Accident Exchange, which brought a private prosecution for contempt, estimated that 30,000 cases were affected by the defendants signing false statements of truth after making rates reports.
The dishonest actions of Autofocus and the defendants hit the share price of Accident Exchange.
It led to losses in excess of £100 million, with 300 employees being made redundant, said the judge.
Mr Justice Supperstone jailed the seven on Friday and ordered them to pay a total legal bill which could reach some £1.5 million.
The judge said another court had observed in a pre-trial hearing that if the evidence against Autofocus and the seven was correct, the case involved perjury on an industrial scale.

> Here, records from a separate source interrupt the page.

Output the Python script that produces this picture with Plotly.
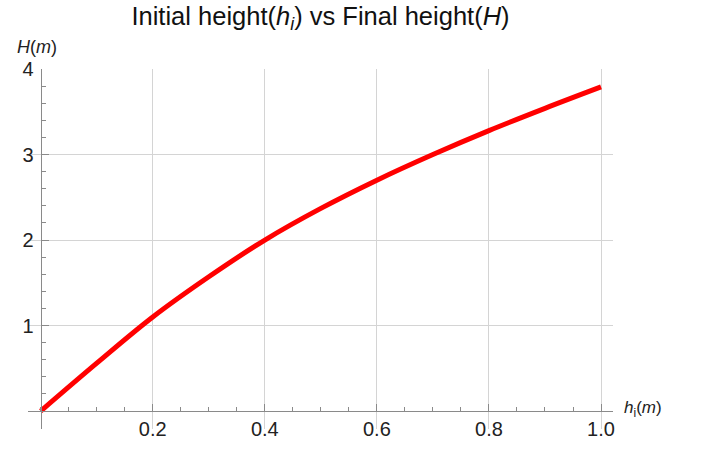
import plotly.graph_objects as go

h_initial = [0.0, 0.1, 0.2, 0.3, 0.4, 0.5, 0.6, 0.7, 0.8, 0.9, 1.0]
H_final = [0.0, 0.56, 1.10, 1.57, 2.00, 2.37, 2.70, 3.00, 3.28, 3.54, 3.79]

x_tickvals = [0.2, 0.4, 0.6, 0.8, 1.0]
x_ticktext = ["0.2", "0.4", "0.6", "0.8", "1.0"]
y_tickvals = [1, 2, 3, 4]
y_ticktext = ["1", "2", "3", "4"]

title_text = "Initial height(<i>h<sub>i</sub></i>) vs Final height(<i>H</i>)"
x_title = "<i>h</i><sub>i</sub>(<i>m</i>)"
y_title = "<i>H</i>(<i>m</i>)"

FONT = "Liberation Sans, Arial, sans-serif"
AXIS_COLOR = "#8a8a8a"
GRID_COLOR = "#d4d4d4"

x_range = [-0.0227, 1.0214]
y_range = [-0.21, 4.0]

fig = go.Figure()
fig.add_trace(go.Scatter(
    x=h_initial, y=H_final, mode="lines",
    line=dict(color="#ff0000", width=5, shape="spline", smoothing=1.0),
    showlegend=False, hoverinfo="skip",
))

fig.update_layout(
    width=703, height=450,
    margin=dict(l=28, r=90, t=69, b=21, autoexpand=False),
    paper_bgcolor="white", plot_bgcolor="white",
    font=dict(family=FONT, color="#222222"),
    title=dict(text=title_text, xref="paper", x=0.5, xanchor="center",
               yref="container", y=1 - 16 / 450, yanchor="middle",
               font=dict(size=25.5, family=FONT, color="#111111")),
    xaxis=dict(
        range=x_range, anchor="free", position=(0 - y_range[0]) / (y_range[1] - y_range[0]),
        automargin=False,
        tickmode="array", tickvals=x_tickvals, ticktext=x_ticktext,
        ticks="inside", ticklen=7, tickwidth=1, tickcolor=AXIS_COLOR,
        showline=True, linecolor=AXIS_COLOR, linewidth=1.3,
        showgrid=True, gridcolor=GRID_COLOR, gridwidth=1,
        zeroline=False,
        tickfont=dict(size=20, family=FONT, color="#222222"),
        minor=dict(ticks="inside", ticklen=4, tickcolor=AXIS_COLOR, dtick=0.05, tick0=0, showgrid=False),
    ),
    yaxis=dict(
        range=y_range, anchor="free", position=(0 - x_range[0]) / (x_range[1] - x_range[0]),
        automargin=False,
        tickmode="array", tickvals=y_tickvals, ticktext=y_ticktext,
        ticks="inside", ticklen=7, tickwidth=1, tickcolor=AXIS_COLOR,
        showline=True, linecolor=AXIS_COLOR, linewidth=1.3,
        showgrid=True, gridcolor=GRID_COLOR, gridwidth=1,
        zeroline=False, ticklabelstandoff=3,
        tickfont=dict(size=20, family=FONT, color="#222222"),
        minor=dict(ticks="inside", ticklen=4, tickcolor=AXIS_COLOR, dtick=0.2, tick0=0, showgrid=False),
    ),
    annotations=[
        dict(text=x_title, xref="paper", yref="y", x=1.015, y=0, xanchor="left", yanchor="middle",
             yshift=2, showarrow=False, font=dict(size=17, family=FONT, color="#222222")),
        dict(text=y_title, xref="x", yref="paper", x=0, y=1.0, xanchor="center", yanchor="bottom",
             xshift=-4, yshift=10, showarrow=False, font=dict(size=18, family=FONT, color="#222222")),
    ],
)

fig.write_html("out.html", config={"displayModeBar": False},
               post_script="document.body.style.margin='0';")
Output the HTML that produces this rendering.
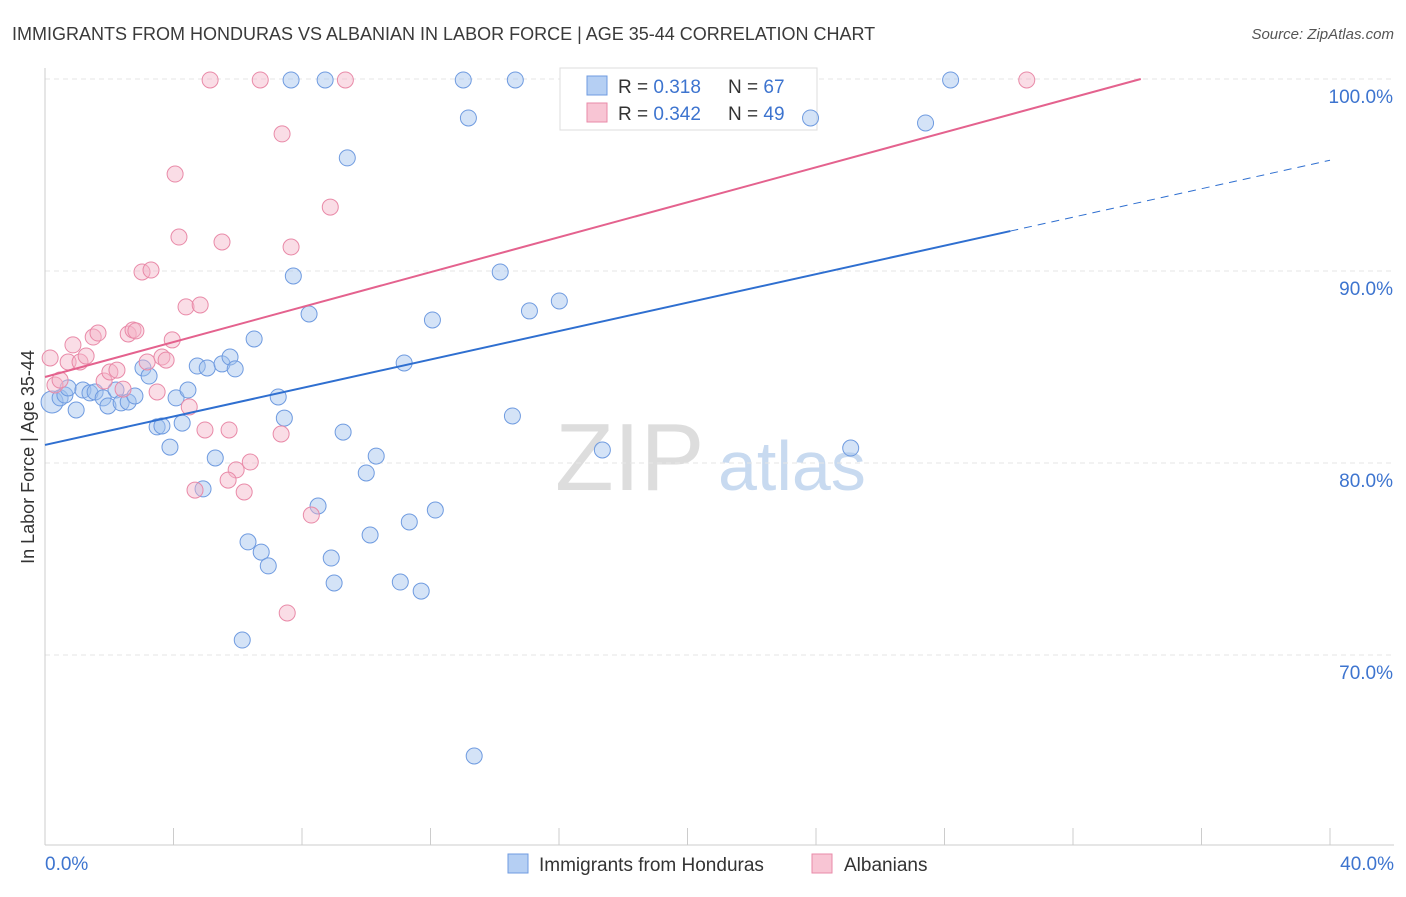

He declared: "The evidence that (Autofocus) was involved in the systematic, endemic fabrication of evidence in which the defendants and each of them knowingly and actively participated throughout the material time is overwhelming."
Autofocus expert and team leader Nathan George Broom, from East Anglia, was jailed for 10 months; company director Elaine Carlton Walker, from Gloucester, received 13 months, one week; and team leader Duncan Carl Sadler, from Oxford, was jailed for 12 months.
Four other defendants, referred to as "foot soldiers" received lesser penalties - Andrew Watts, from the Wirral, Liverpool, was jailed for seven months; David James, the Wirral, eight months; Laurence Gray, Oxford, six months, three weeks; and Keel Broom, from Beccles, Suffolk, received six months.
Unlike the other six, although guilty of contempt in making false statements, Keel Broom never perjured himself by lying in court.
The judge referred to submissions by John Rees QC, appearing for Accident Exchange, that - with the exception of company director Elaine Walker - none of those currently before the court were "the main perpetrators of this very serious perversion of the course of justice".
They allegedly were Autofocus chairman Colin McLean, managing director Suzy Forrest and director Paul Wilcox.
They also included Stuart McLean, training officer and brother of Colin McLean.
The judge said the Autofocus bosses were currently involved in proceedings in the Commercial Court, along with three firms of solicitors, and facing claims by Accident Exchange for some £126 million for causing it financial losses between 2005-2010.
But the seven facing jail were "willing participants" in the fabrication of reports.
The judge said: "In this case the evidence against them is absolutely overwhelming and there was no defence from day one."